The Virunga Alternative Energy facility in Munigi on the edge of Goma was in the center of the battle when the cease-fire ended on Monday afternoon. Balemba and about 30 rangers hid in the offices, crouched on the floor during the worst of the fighting with mortars and tanks firing at each other just meters away. Thankfully they suffered no injuries, and the facility was undamaged.
Virunga National Park: Africa’s oldest national park (established in 1925) and a UNESCO World Heritage Site since 1979, is home to approximately 200 of the world’s mountain gorillas and a small population of eastern lowland gorillas. Formerly known as Albert National Park, Virunga lies in eastern DR Congo and covers 7,800 square kilometers. The park is managed by the Congolese Institute for the Conservation of Nature, the Institut Congolais pour la Conservation de la Nature (ICCN).
Virunga NP Rangers: Some 273 park rangers protect Virunga National Park in eastern DR Congo, a region affected by a 12-year civil war and political instability.
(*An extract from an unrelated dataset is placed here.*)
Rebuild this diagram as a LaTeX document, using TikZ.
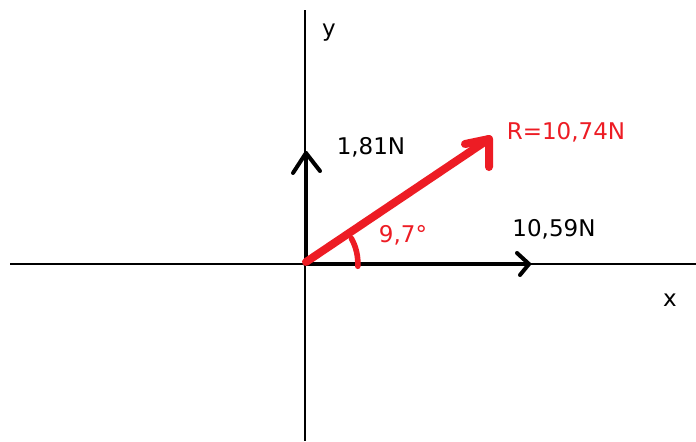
\documentclass[tikz,border=0pt]{standalone}
\usepackage{fontspec}
\setmainfont{DejaVu Sans}
\usetikzlibrary{arrows.meta}
\definecolor{pred}{RGB}{237,28,36}
\tikzset{
  axis/.style={line width=0.8pt,black},
  comp/.style={line width=2pt,black,line cap=round,line join=round},
  res/.style={line width=4pt,pred,line cap=round,line join=round},
  lbl/.style={inner sep=0pt,font=\fontsize{11.5}{13}\selectfont},
}
\begin{document}
\begin{tikzpicture}[x=0.5pt,y=-0.5pt]
\useasboundingbox[fill=white] (0,0) rectangle (696,441);
% axes
\coordinate (xl) at (10,264);
\coordinate (xr) at (696,264);
\coordinate (yt) at (305,10);
\coordinate (yb) at (305,441);
\coordinate (o) at (305,264);
\draw[axis] (xl) -- (xr);
\draw[axis] (yt) -- (yb);
% vertical component
\coordinate (vo) at (306,264);
\coordinate (vt) at (306,153);
\coordinate (vl) at (293,173);
\coordinate (vr) at (320,171);
\draw[comp] (vo) -- (vt);
\draw[comp] (vl) -- (vt) -- (vr);
% horizontal component
\coordinate (ht) at (529,264);
\coordinate (hu) at (517,253);
\coordinate (hd) at (520,275);
\draw[comp] (o) -- (ht);
\draw[comp] (hu) -- (ht) -- (hd);
% resultant
\coordinate (rs) at (306,262);
\coordinate (rt) at (489,139);
\coordinate (rl) at (465,144);
\coordinate (rd) at (489,167);
\draw[res] (rs) -- (rt);
\draw[res] (rl) -- (rt) -- (rd);
% angle arc
\draw[pred,line width=2.8pt,line cap=round] (o) ++(-29:53) arc[start angle=-29,end angle=3,radius=52];
% labels
\node[lbl] (ly) at (329,33) {y};
\node[lbl] (lx) at (670,300) {x};
\node[lbl] (l181) at (371,147) {1,81N};
\node[lbl,text=pred] (lr) at (566,132) {R=10,74N};
\node[lbl] (l1059) at (554,229) {10,59N};
\node[lbl,text=pred] (lang) at (403,235) {9,7°};
\end{tikzpicture}
\end{document}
The park is home to mountain gorillas, lowland gorillas, chimpanzees, okapi, forest elephants and buffalo, among other wildlife. The rangers have remained active in protecting the park, classified as a World Heritage Site by UNESCO. Poaching, wildlife trafficking and habitat destruction remain the key threats to the survival of the wildlife in the park.
Mountain Gorillas are critically endangered. They live in only three countries: DR Congo, Rwanda, and Uganda. A new census last year put the total world population of mountain gorillas at a minimum of 880, representing the 400 individuals in Bwindi and 480 mountain gorillas in the Virunga Massif. Both populations of mountain gorillas have had positive trends in population growth over the last decade.
Small though their numbers are, the census reveals that the mountain gorilla is the only great ape whose population is increasing despite continuous pressure on its habitat. This positive trend is due to the strong collaboration among the three countries where mountain gorillas live and the collective efforts on the ground by park staff, surrounding communities and local government, and non-governmental organizations.
The Congolese Wildlife Authority (ICCN) and its rangers work throughout the country to protect the National Parks of Congo and their wildlife from poachers, rebel groups, illegal miners and land invasions. Rangers worked throughout the civil war to protect the 5 parks of eastern DRC, rarely receiving a salary, with over 130 killed in the last 15 years in Virunga National Park alone.